I had mentally and physically prepared myself last week for having sex with Boy Widower. Yes. A lesbian widow and a man widower. Since I first kissed him, and following lots of enjoyable messaging, the question marks over my sexual orientation have been abundant and worrying me. Something changed though and I decided that if it was meant to be, it was meant to be and I shouldn’t keep fretting about my persuasion. We’d arranged to meet up. I gritted my teeth, booked myself in for my first bikini wax in years, and exposed my bits to a straight girl (also for the first time in years) in preparation for sexy times.

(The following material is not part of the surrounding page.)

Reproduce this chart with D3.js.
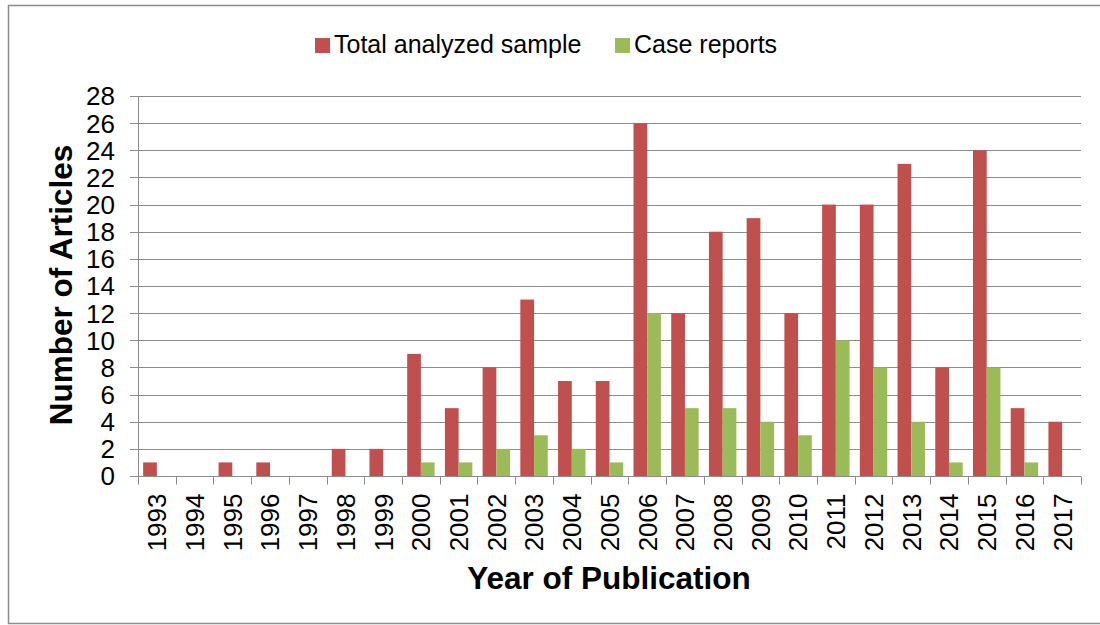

Turns out, it was not meant to be because Boy Widower nonchalantly cancelled. When the next meet up shall be, I do not know. His enthusiasm for me and expectations of the evening are not matched with mine. It wasn’t a date and I knew it, but I’m still a bit miffed. We did have a heart to heart the other night about stuff (I shan’t share all over the internet since it’s his business and not mine), so his behaviour makes sense. If we have sex, it will either have a fairytale ending, or be a total utter fucking disaster. Deep down, we both know it.
So there I was last week, with selectively stylish bald bits (as stylish as pubic hair can get, I guess) and nobody to hold. Nobody to play with. Nobody to even fucking tease. My vibrator is broken and I was basically just gagging for it.
Eerily Cheerily’s solution? Fuck a client. No, not a prostitute relationship type client, but a corporate business client. The kind of client who comes along as a guest to a posh gay charity do and expects to be wined and dined in return for her custom. It was great – delicious dinner, rich people bidding £20k in the auction for a week in a villa, gay celebrities like Claire Balding to gawk at, excellent chat at the table etc. I, however, went the extra mile with client relationship management, made sure she got (to my) home, helped unzip her dress, gave her two orgasms and made her a cup of tea in the morning. Bet she didn’t see that one coming. OK, so that pun was intended.
The only complications are that she has a girlfriend, she also has a boyfriend (polyamorous), I have a dead wife, and I’m a lesbian with a crush on a Boy Widower. Ha.
But at least the bikini wax didn’t go to waste.